Scientific classification
- Kingdom: Animalia
- Phylum: Chordata
- Class: Mammalia
- Order: †Multituberculata
- Family: †Ptilodontidae
- Genus: †Baiotomeus
- Species: B. douglassi B. lamberti B. russelli

= Baiotomeus =

Extinct family of mammals

Baiotomeus is a genus of mammals from the extinct order of Multituberculata. It is known from the Paleocene of North America.

The genus Baiotomeus was formally named by Krause in 1987 (Krause, 1987), and has also been known as Mimetodon (partly), Neoplagiaulax (partly), and Ptilodus (partly).

== Species ==
=== B. douglassi ===
Baiotomeus douglassi is a fairly substantial multituberculate weighing almost 200 g. Remains have been found in the Fort Union Formation of Montana and Porcupine Hills Formation of Alberta, Canada. The holotype specimen hails from Wyoming in the United States, in strata of the Gidley Quarry dated to the Torrejonian stage of the Paleocene.
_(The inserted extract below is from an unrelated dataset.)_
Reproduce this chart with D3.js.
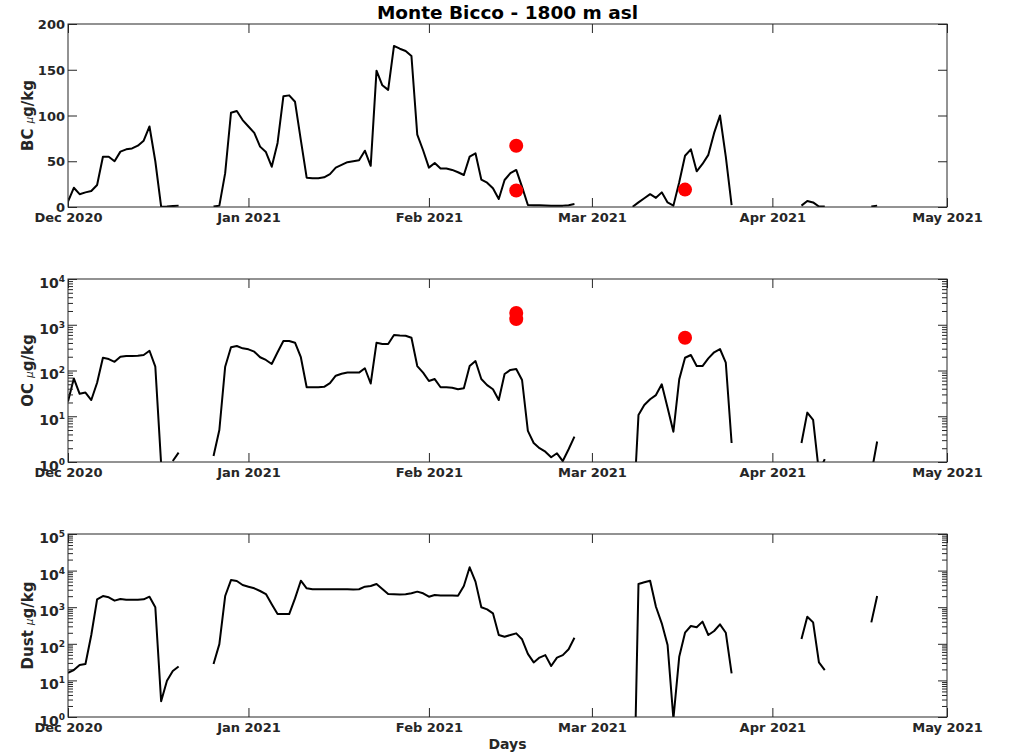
<!DOCTYPE html>
<html>
<head>
<meta charset="utf-8">
<script src="https://cdn.jsdelivr.net/npm/d3@7"></script>
<style>
  body { margin: 0; background: #fff; }
  svg text { font-family: "DejaVu Sans", sans-serif; }
</style>
</head>
<body>
<svg id="chart" width="1010" height="754"></svg>
<script>
// daily series, index 0 = 1 Dec 2020, null = no sample
var startDay = "2020-12-01";
var monthTicks = ["2020-12-01", "2021-01-01", "2021-02-01", "2021-03-01", "2021-04-01", "2021-05-01"];

var bcValues = [
  6, 21, 14, 16, 17.5, 24, 55, 55, 50, 60.5, 63, 64, 67, 72.5, 88, 50, 0.3, 0.5, 1, 1.5,
  null, null, null, null, null,
  0.5, 1.5, 37, 103, 105, 95, 88, 81, 66, 60, 44, 70, 121, 122, 115, 73, 32, 31.5, 31.5, 32.5,
  36, 43, 46, 49, 50, 51, 61.5, 45, 149, 133, 128, 176, 173, 170.5, 165, 79, 62, 43, 48, 42,
  42, 40.5, 38, 35, 55, 58.7, 30, 26.6, 20.4, 8.7, 29.5, 37, 40.5, 22, 2.2, 2, 1.8, 1.6, 1.5, 1.5,
  1.5, 2, 3.3,
  null, null, null, null, null, null, null, null, null,
  0.3, 5, 9.5, 14, 10, 16, 5, 1.5, 27, 56, 63, 39, 47, 57, 81, 100, 55, 2,
  null, null, null, null, null, null, null, null, null, null, null,
  1.5, 6.5, 5, 0.5, 0.5,
  null, null, null, null, null, null, null,
  0.5, 1.5
];

var ocValues = [
  21, 67, 31, 33, 22.6, 54, 190, 178, 155, 200, 207, 207, 210, 218, 270, 121, 0.9, null, 1.05, 1.6,
  null, null, null, null, null,
  1.35, 5, 121, 321, 343, 305, 290, 258, 195, 170, 139, 250, 440, 440, 405, 195, 43, 43, 43, 44,
  53, 77, 85, 90, 90, 90, 112, 52, 405, 380, 380, 597, 580, 575, 521, 125, 90, 59, 65, 43,
  43, 42, 39, 41, 125, 161, 65, 48, 39, 22.6, 84, 103, 108, 62, 4.8, 2.6, 2.0, 1.68, 1.27, 1.55,
  1.05, 1.9, 3.6,
  null, null, null, null, null, null, null, null, null,
  0.04, 10.6, 17.6, 23.5, 29, 50, 15.4, 4.6, 64, 190, 218, 125, 125, 184, 250, 295, 148, 2.6,
  null, null, null, null, null, null, null, null, null, null, null,
  2.6, 12, 8.3, 0.6, 1.16,
  null, null, null, null, null, null, null,
  0.56, 2.8
];

var dustValues = [
  16.2, 19.2, 26.4, 28, 174, 1640, 2020, 1860, 1510, 1670, 1590, 1590, 1590, 1640, 1940, 1000, 2.7, 9.8, 18, 24,
  null, null, null, null, null,
  28, 98, 2020, 5500, 5200, 4040, 3640, 3280, 2770, 2280, 1200, 650, 650, 650, 1740, 5300, 3280, 3100, 3100, 3100,
  3100, 3100, 3100, 3100, 3050, 3100, 3640, 3800, 4300, 3140, 2280, 2250, 2230, 2250, 2400, 2660, 2400, 1940, 2150, 2100,
  2100, 2100, 2050, 3800, 12300, 4990, 1000, 875, 680, 174, 156, 174, 193, 133, 53, 31, 42, 49, 24.7, 42,
  49, 71, 147,
  null, null, null, null, null, null, null, null, null,
  0.0001, 4300, 4800, 5300, 1030, 363, 93, 0.9, 44, 201, 307, 283, 403, 174, 224, 340, 201, 15.6,
  null, null, null, null, null, null, null, null, null, null, null,
  135, 550, 385, 31, 19.2,
  null, null, null, null, null, null, null,
  385, 2020
];

// red markers
var dotDays = ["2021-02-16", "2021-02-16", "2021-03-17"];
var bcDotValues = [67, 18, 19];
var ocDotValues = [1800, 1330, 520];

var bcTicks = [0, 50, 100, 150, 200];

var left = 68, right = 947, H = 183;
var axisColor = "#262626";

var parse = d3.utcParse("%Y-%m-%d");
var day0 = parse(startDay);
var svg = d3.select("#chart");

var x = d3.scaleUtc()
  .domain([parse(monthTicks[0]), parse(monthTicks[monthTicks.length - 1])])
  .range([left, right]);

var panels = [
  { top: 24, name: "BC", values: bcValues, dots: bcDotValues, log: false, domain: [0, 200] },
  { top: 279, name: "OC", values: ocValues, dots: ocDotValues, log: true, domain: [1, 1e4] },
  { top: 534, name: "Dust", values: dustValues, dots: null, log: true, domain: [1, 1e5] }
];

function styleAxis(g) {
  g.select(".domain").remove();
  g.selectAll(".tick line").attr("stroke", axisColor);
  g.selectAll(".tick text")
    .attr("fill", axisColor)
    .attr("font-size", "13px")
    .attr("font-weight", "bold");
}

panels.forEach(function (p, pi) {
  var g = svg.append("g").attr("transform", "translate(0," + p.top + ")");

  var y = (p.log ? d3.scaleLog() : d3.scaleLinear()).domain(p.domain).range([H, 0]);

  g.append("clipPath").attr("id", "clip" + pi)
    .append("rect").attr("x", left).attr("y", 0).attr("width", right - left).attr("height", H);

  var data = p.values.map(function (v, i) {
    return { date: d3.utcDay.offset(day0, i), v: v };
  });

  var line = d3.line()
    .defined(function (d) { return d.v != null; })
    .x(function (d) { return x(d.date); })
    .y(function (d) { return y(d.v); });

  g.append("path")
    .datum(data)
    .attr("clip-path", "url(#clip" + pi + ")")
    .attr("fill", "none")
    .attr("stroke", "#000")
    .attr("stroke-width", 2)
    .attr("stroke-linejoin", "round")
    .attr("d", line);

  if (p.dots) {
    g.selectAll("circle.dot")
      .data(p.dots)
      .enter()
      .append("circle")
      .attr("class", "dot")
      .attr("cx", function (d, i) { return x(parse(dotDays[i])); })
      .attr("cy", function (d) { return y(d); })
      .attr("r", 7)
      .attr("fill", "#ff0000");
  }

  // x axes (bottom labelled, top ticks only)
  var months = monthTicks.map(parse);
  g.append("g")
    .attr("transform", "translate(0," + H + ")")
    .call(d3.axisBottom(x).tickValues(months).tickFormat(d3.utcFormat("%b %Y"))
      .tickSizeInner(-9).tickSizeOuter(0).tickPadding(6))
    .call(styleAxis)
    .selectAll(".tick text").attr("dy", "0.71em");
  g.append("g")
    .call(d3.axisTop(x).tickValues(months).tickFormat("").tickSizeInner(-9).tickSizeOuter(0))
    .call(styleAxis);

  // y axes
  var majors, minors = [];
  if (p.log) {
    var maxExp = Math.round(Math.log10(p.domain[1]));
    majors = d3.range(0, maxExp + 1).map(function (e) { return Math.pow(10, e); });
    d3.range(0, maxExp).forEach(function (e) {
      d3.range(2, 10).forEach(function (k) { minors.push(k * Math.pow(10, e)); });
    });
  } else {
    majors = bcTicks;
  }

  var gl = g.append("g")
    .attr("transform", "translate(" + left + ",0)")
    .call(d3.axisLeft(y).tickValues(majors).tickSizeInner(-9).tickSizeOuter(0).tickPadding(3))
    .call(styleAxis);
  g.append("g")
    .attr("transform", "translate(" + right + ",0)")
    .call(d3.axisRight(y).tickValues(majors).tickFormat("").tickSizeInner(-9).tickSizeOuter(0))
    .call(styleAxis);

  if (p.log) {
    g.append("g")
      .attr("transform", "translate(" + left + ",0)")
      .call(d3.axisLeft(y).tickValues(minors).tickFormat("").tickSizeInner(-5).tickSizeOuter(0))
      .call(styleAxis);
    g.append("g")
      .attr("transform", "translate(" + right + ",0)")
      .call(d3.axisRight(y).tickValues(minors).tickFormat("").tickSizeInner(-5).tickSizeOuter(0))
      .call(styleAxis);

    gl.selectAll(".tick text").each(function (d) {
      var t = d3.select(this);
      var e = Math.round(Math.log10(d));
      t.text(null).attr("dy", "0.6em").attr("font-size", "14px");
      t.append("tspan").text("10");
      t.append("tspan").attr("dy", "-6").attr("font-size", "9px").text(e);
    });
  } else {
    gl.selectAll(".tick text").attr("dy", "0.36em");
  }

  // box
  g.append("rect")
    .attr("x", left).attr("y", 0)
    .attr("width", right - left).attr("height", H)
    .attr("fill", "none")
    .attr("stroke", axisColor)
    .attr("stroke-width", 1);

  // y label
  var lab = g.append("text")
    .attr("transform", "translate(33," + (H / 2) + ") rotate(-90)")
    .attr("text-anchor", "middle")
    .attr("fill", axisColor)
    .attr("font-size", "15px")
    .attr("font-weight", "bold");
  lab.append("tspan").text(p.name + " ");
  lab.append("tspan").attr("font-size", "10px").attr("font-weight", "normal")
    .attr("font-style", "italic").text("\u03bc");
  lab.append("tspan").text("g/kg");
});

svg.append("text")
  .attr("x", (left + right) / 2)
  .attr("y", 19)
  .attr("text-anchor", "middle")
  .attr("font-size", "18.5px")
  .attr("font-weight", "bold")
  .attr("fill", "#000")
  .text("Monte Bicco - 1800 m asl");

svg.append("text")
  .attr("x", (left + right) / 2)
  .attr("y", 749)
  .attr("text-anchor", "middle")
  .attr("font-size", "14px")
  .attr("font-weight", "bold")
  .attr("fill", axisColor)
  .text("Days");
</script>
</body>
</html>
The species was originally named Ptilodus douglassi by Simpson in 1935 (Simpson, 1935), but it has been reclassified several times:
- Mimetodon douglassi in 1940, by Jepsen
- Neoplagiaulax douglassi in 1974, by Schiebout

It was finally assigned to Baiotomeus by Hartman in 1986 — which is before Krause formally established the genus in 1987.

=== B. lamberti ===
Remains of Baiotomeus lamberti have been discovered in Montana in the United States, in the Medicine Rocks of the Tongue River Formation, which have been dated to the Paleocene.

Several specimens, including the holotype, are at the Peabody Museum of Natural History at Yale. Collected in 1958 and 1965, these were originally described as belonging to Mimetodon. It was given its current name in 1987 by Krause (Krause, 1987). B. lamberti has also been confused with Ptilodus montanus.

=== B. russelli ===
Baiotomeus russelli has been discovered in Alberta, Canada, in Cochrane 2 of the Paskapoo Formation, which has been dated to the lower Tiffanian stage of the Paleocene.
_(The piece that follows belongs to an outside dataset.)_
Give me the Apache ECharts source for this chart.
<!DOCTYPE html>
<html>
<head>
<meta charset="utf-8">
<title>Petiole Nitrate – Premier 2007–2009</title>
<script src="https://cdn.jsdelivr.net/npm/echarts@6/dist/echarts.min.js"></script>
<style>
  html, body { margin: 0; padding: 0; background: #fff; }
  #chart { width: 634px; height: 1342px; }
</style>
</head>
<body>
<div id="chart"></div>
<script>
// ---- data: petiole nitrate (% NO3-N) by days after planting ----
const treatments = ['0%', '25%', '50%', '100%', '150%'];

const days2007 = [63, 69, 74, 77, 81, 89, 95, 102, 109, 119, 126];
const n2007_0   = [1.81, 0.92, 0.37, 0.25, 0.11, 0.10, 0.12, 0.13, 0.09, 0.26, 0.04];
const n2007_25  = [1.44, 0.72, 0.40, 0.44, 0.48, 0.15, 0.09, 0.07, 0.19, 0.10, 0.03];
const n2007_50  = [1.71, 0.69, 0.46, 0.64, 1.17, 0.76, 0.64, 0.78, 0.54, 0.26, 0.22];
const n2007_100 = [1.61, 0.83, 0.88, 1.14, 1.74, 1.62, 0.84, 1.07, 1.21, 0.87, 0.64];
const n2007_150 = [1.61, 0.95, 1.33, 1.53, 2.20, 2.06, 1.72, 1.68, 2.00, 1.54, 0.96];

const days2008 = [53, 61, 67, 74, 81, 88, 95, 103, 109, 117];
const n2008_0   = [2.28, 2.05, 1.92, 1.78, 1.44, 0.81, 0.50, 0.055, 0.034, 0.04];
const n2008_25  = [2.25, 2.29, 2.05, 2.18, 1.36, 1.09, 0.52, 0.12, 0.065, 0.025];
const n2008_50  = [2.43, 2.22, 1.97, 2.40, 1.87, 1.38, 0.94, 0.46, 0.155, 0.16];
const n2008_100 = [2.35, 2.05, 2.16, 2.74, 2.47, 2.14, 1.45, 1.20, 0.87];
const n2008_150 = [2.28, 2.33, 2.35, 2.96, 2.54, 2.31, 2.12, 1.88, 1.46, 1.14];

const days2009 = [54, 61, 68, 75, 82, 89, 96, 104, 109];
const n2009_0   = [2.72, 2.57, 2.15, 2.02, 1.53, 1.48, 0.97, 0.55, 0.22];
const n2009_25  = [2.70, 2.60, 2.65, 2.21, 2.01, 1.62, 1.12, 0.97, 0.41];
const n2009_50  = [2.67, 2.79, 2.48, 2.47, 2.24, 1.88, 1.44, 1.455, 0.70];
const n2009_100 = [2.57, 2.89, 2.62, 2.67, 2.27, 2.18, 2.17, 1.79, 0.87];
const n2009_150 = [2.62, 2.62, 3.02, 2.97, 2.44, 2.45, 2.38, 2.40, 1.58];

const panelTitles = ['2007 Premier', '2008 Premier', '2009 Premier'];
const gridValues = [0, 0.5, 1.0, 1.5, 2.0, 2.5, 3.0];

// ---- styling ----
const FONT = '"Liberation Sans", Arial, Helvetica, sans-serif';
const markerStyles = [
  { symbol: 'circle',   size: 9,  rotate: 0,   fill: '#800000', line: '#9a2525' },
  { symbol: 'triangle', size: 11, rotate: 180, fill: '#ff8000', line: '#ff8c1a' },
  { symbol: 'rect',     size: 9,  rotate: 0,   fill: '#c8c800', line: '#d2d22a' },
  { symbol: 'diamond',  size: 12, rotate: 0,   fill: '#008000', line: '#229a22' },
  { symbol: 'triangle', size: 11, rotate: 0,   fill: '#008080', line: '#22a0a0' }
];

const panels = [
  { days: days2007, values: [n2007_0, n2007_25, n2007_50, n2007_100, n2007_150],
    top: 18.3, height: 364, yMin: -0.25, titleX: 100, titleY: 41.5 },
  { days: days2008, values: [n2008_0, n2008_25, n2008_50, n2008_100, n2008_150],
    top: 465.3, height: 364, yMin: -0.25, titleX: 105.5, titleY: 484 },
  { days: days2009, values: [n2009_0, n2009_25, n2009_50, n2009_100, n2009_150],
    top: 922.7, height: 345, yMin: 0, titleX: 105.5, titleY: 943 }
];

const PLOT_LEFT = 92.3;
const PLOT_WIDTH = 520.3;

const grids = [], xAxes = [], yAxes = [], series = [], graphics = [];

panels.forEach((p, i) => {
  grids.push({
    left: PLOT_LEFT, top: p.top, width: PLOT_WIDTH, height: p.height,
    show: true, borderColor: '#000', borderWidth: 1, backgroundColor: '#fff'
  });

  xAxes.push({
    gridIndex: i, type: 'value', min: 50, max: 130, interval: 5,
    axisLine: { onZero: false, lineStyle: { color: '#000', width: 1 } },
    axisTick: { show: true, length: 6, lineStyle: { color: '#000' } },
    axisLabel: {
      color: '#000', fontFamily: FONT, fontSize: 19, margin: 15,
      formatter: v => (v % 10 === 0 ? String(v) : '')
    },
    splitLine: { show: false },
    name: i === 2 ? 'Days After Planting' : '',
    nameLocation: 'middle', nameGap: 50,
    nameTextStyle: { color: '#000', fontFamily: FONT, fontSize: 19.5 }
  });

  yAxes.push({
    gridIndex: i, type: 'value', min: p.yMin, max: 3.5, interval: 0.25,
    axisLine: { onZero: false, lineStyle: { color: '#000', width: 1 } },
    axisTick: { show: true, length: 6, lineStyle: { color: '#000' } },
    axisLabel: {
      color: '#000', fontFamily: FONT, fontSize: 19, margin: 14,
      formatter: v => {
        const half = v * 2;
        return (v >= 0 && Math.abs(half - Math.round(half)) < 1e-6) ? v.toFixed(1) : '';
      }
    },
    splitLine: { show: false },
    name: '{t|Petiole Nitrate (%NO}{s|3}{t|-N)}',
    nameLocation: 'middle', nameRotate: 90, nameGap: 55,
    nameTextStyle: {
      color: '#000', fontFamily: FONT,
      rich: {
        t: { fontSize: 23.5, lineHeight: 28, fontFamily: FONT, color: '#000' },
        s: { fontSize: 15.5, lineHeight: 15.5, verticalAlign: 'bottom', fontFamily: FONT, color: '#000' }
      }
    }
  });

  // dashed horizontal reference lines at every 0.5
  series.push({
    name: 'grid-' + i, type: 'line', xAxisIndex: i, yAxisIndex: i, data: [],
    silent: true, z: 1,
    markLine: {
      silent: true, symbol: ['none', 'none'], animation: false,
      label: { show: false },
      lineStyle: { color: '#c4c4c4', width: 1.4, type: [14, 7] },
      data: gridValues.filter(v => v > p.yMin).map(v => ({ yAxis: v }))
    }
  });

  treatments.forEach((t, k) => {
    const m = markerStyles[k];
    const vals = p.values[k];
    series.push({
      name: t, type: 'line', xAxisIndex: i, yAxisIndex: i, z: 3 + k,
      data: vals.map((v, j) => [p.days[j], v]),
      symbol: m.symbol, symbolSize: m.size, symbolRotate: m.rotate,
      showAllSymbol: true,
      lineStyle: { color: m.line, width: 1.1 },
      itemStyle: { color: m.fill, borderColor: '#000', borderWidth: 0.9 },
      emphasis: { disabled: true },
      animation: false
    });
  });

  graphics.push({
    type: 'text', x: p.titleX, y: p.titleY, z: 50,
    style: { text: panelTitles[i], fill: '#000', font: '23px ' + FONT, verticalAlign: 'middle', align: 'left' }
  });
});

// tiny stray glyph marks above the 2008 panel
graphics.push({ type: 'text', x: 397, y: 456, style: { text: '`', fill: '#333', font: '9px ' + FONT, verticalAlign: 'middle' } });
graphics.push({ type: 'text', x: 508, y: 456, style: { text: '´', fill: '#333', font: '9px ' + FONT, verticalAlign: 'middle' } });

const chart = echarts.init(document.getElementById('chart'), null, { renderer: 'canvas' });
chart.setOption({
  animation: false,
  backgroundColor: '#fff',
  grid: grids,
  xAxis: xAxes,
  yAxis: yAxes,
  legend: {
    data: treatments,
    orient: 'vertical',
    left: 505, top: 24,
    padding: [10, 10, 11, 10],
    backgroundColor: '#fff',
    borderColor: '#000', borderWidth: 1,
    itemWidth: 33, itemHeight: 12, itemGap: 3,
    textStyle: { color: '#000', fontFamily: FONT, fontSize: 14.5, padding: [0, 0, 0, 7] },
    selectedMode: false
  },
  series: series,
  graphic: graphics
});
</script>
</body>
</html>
Remains consist of nine upper premolars, (P4), which average nearly 2.5 mm in length. This is smaller than the teeth of other genus members; from front to back, approximately 45% less than B. douglassi and 40% less than B. lamberti. The rows of cusps also display a strong curvature and the cuspate anterolabial lobe is better developed. There is more variation in the height of the cusps among the middle row. These particular premolars — P4s — have three rows of cusps, of which there seem to be about 15 or so in all. In addition, "the enamel is weakly wrinkled on all specimens". (Scott et al., 2002)
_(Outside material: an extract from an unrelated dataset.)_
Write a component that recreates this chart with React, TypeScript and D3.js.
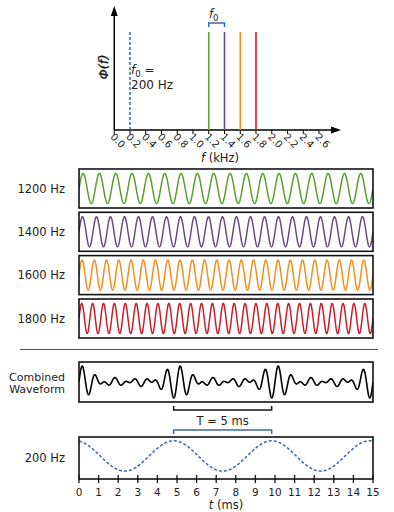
import React from "react";
import * as d3 from "d3";

const toneFreqs = [1200, 1400, 1600, 1800];
const toneLabels = ["1200 Hz", "1400 Hz", "1600 Hz", "1800 Hz"];
const toneColors = ["#5aa02c", "#6a4a87", "#f0901f", "#c8202b"];
const fundamentalHz = 200;
const fundamentalPeakMs = 4.83;
const specTicks = ["0.0", "0.2", "0.4", "0.6", "0.8", "1.0", "1.2", "1.4", "1.6", "1.8", "2.0", "2.2", "2.4", "2.6"];
const timeTicks = [0, 1, 2, 3, 4, 5, 6, 7, 8, 9, 10, 11, 12, 13, 14, 15];
const periodBracketMs = [4.83, 9.83];

const FONT = "DejaVu Sans, Verdana, sans-serif";
const BLUE = "#3b6aa6";

export default function App() {
  const W = 394, H = 512;
  // spectrum
  const xF = d3.scaleLinear().domain([0, 2.6]).range([114.25, 319]);
  const yF = d3.scaleLinear().domain([0, 1]).range([130, 32]);
  // time
  const xT = d3.scaleLinear().domain([0, 15]).range([79, 373]);
  const tSamples = d3.range(0, 15.0001, 0.005);

  const panelTops = [169, 212.3, 255.6, 299];
  const panelH = 39;
  const combTop = 362, combH = 40;
  const fundTop = 437, fundH = 42;

  const sineLine = (f: number, y: d3.ScaleLinear<number, number>) =>
    d3.line<number>().x((t) => xT(t)).y((t) => y(Math.sin(2 * Math.PI * f * t / 1000)))(tSamples) || "";

  const yComb = d3.scaleLinear().domain([-4.9, 4.9]).range([combTop + combH, combTop]);
  const combPath = d3.line<number>().x((t) => xT(t)).y((t) =>
    yComb(d3.sum(toneFreqs, (f) => Math.sin(2 * Math.PI * f * t / 1000)))
  )(tSamples) || "";

  const yFund = d3.scaleLinear().domain([-1.52, 1.25]).range([fundTop + fundH, fundTop]);
  const fundPath = d3.line<number>().x((t) => xT(t)).y((t) =>
    yFund(Math.cos(2 * Math.PI * fundamentalHz * (t - fundamentalPeakMs) / 1000))
  )(tSamples) || "";

  return (
    <svg width={W} height={H} style={{ position: "absolute", left: 0, top: 0, background: "#fff" }} fontFamily={FONT}>
      <defs>
        <clipPath id="clipWave">
          <rect x={xT(0)} y={0} width={xT(15) - xT(0)} height={H} />
        </clipPath>
      </defs>
      {/* ---------- Spectrum ---------- */}
      <line x1={xF(0)} y1={130} x2={xF(0)} y2={14} stroke="#000" strokeWidth={1.5} />
      <path d={`M${xF(0)},6 L${xF(0) - 3.5},16 L${xF(0) + 3.5},16 Z`} fill="#000" />
      <line x1={xF(0)} y1={130} x2={332} y2={130} stroke="#000" strokeWidth={1.5} />
      <path d={`M341,130 L331,126.5 L331,133.5 Z`} fill="#000" />
      {specTicks.map((s) => {
        const x = xF(+s);
        return (
          <g key={s}>
            <line x1={x} y1={130} x2={x} y2={134} stroke="#000" strokeWidth={1} />
            <text transform={`translate(${x - 2},${135}) rotate(45)`} fontSize={10} fill="#222" dy="0.35em">{s}</text>
          </g>
        );
      })}
      <text x={220} y={162} fontSize={11.5} textAnchor="middle" fill="#222">
        <tspan fontStyle="italic">f</tspan> (kHz)
      </text>
      <text transform={`translate(108,67) rotate(-90)`} fontSize={13} textAnchor="middle" fontStyle="italic" fill="#111" stroke="#111" strokeWidth={0.3}>Φ(f)</text>
      <line x1={xF(0.2)} y1={yF(0)} x2={xF(0.2)} y2={yF(1)} stroke={BLUE} strokeWidth={1.5} strokeDasharray="3,2" />
      {toneFreqs.map((f, i) => (
        <line key={f} x1={xF(f / 1000)} y1={yF(0)} x2={xF(f / 1000)} y2={yF(1)} stroke={toneColors[i]} strokeWidth={1.6} />
      ))}
      <text x={131} y={74} fontSize={12} fill="#222">
        <tspan fontStyle="italic">f</tspan><tspan fontSize={8.5} dy={3}>0</tspan><tspan dy={-3}> =</tspan>
      </text>
      <text x={131} y={89} fontSize={12} fill="#222">200 Hz</text>
      <path d={`M${xF(1.2)},27 L${xF(1.2)},23 L${xF(1.4)},23 L${xF(1.4)},27`} fill="none" stroke={BLUE} strokeWidth={1.5} />
      <text x={(xF(1.2) + xF(1.4)) / 2 - 3} y={18} fontSize={11.5} textAnchor="middle" fill="#222">
        <tspan fontStyle="italic">f</tspan><tspan fontSize={8.5} dy={3}>0</tspan>
      </text>

      {/* ---------- tone panels ---------- */}
      {toneFreqs.map((f, i) => {
        const top = panelTops[i];
        const y = d3.scaleLinear().domain([-1.3, 1.3]).range([top + panelH, top]);
        return (
          <g key={f}>
            <path d={sineLine(f, y)} fill="none" stroke={toneColors[i]} strokeWidth={1.5} clipPath="url(#clipWave)" />
            <rect x={xT(0)} y={top} width={xT(15) - xT(0)} height={panelH} fill="none" stroke="#111" strokeWidth={1.6} />
            <text x={65} y={top + panelH / 2 + 4} fontSize={11.5} textAnchor="end" fill="#222">{toneLabels[i]}</text>
          </g>
        );
      })}

      <line x1={20} y1={349.5} x2={378} y2={349.5} stroke="#555" strokeWidth={1.2} />

      {/* ---------- combined ---------- */}
      <path d={combPath} fill="none" stroke="#000" strokeWidth={1.6} clipPath="url(#clipWave)" />
      <rect x={xT(0)} y={combTop} width={xT(15) - xT(0)} height={combH} fill="none" stroke="#111" strokeWidth={1.6} />
      <text x={65} y={380.5} fontSize={11} textAnchor="end" fill="#222">Combined</text>
      <text x={65} y={393} fontSize={11} textAnchor="end" fill="#222">Waveform</text>

      {/* brackets */}
      <path d={`M${xT(periodBracketMs[0])},406 L${xT(periodBracketMs[0])},410 L${xT(periodBracketMs[1])},410 L${xT(periodBracketMs[1])},406`} fill="none" stroke="#111" strokeWidth={1.5} />
      <text x={(xT(periodBracketMs[0]) + xT(periodBracketMs[1])) / 2} y={425} fontSize={11.5} textAnchor="middle" fill="#222">T = 5 ms</text>
      <path d={`M${xT(periodBracketMs[0])},434 L${xT(periodBracketMs[0])},430 L${xT(periodBracketMs[1])},430 L${xT(periodBracketMs[1])},434`} fill="none" stroke={BLUE} strokeWidth={1.5} />

      {/* ---------- fundamental ---------- */}
      <path d={fundPath} fill="none" stroke={BLUE} strokeWidth={1.5} strokeDasharray="3,2" clipPath="url(#clipWave)" />
      <rect x={xT(0)} y={fundTop} width={xT(15) - xT(0)} height={fundH} fill="none" stroke="#111" strokeWidth={1.6} />
      <text x={65} y={fundTop + fundH / 2 + 4} fontSize={11.5} textAnchor="end" fill="#222">200 Hz</text>
      {timeTicks.map((t) => (
        <g key={t}>
          <line x1={xT(t)} y1={fundTop + fundH - 4} x2={xT(t)} y2={fundTop + fundH + 4} stroke="#111" strokeWidth={1.3} />
          <text x={xT(t)} y={495.5} fontSize={10.5} textAnchor="middle" fill="#222">{t}</text>
        </g>
      ))}
      <text x={xT(7.5)} y={509} fontSize={11.5} textAnchor="middle" fill="#222">
        <tspan fontStyle="italic">t</tspan>{"  (ms)"}
      </text>
    </svg>
  );
}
According to the same authors:
At present, P4s are the only specimens from Cochrane 2 that we can identify as pertaining to B. russelli. Although knowledge of this species is limited, we consider its naming to be justified based on the diagnostic morphology of ultimate fourth premolars in ptilodontids generally (Krause 1982, 1987) and the unique structure of these teeth.

The species name honours L. S. Russell "for his pioneering research on the mammals from Cochrane 2". All presently identified remains are part of the collection of the University of Alberta.

Cochrane 2 has also been interpreted as correlating to the Porcupine Hills Formation, but recent studies suggest that it is part of the Paskapoo, as originally concluded by Russell in 1929.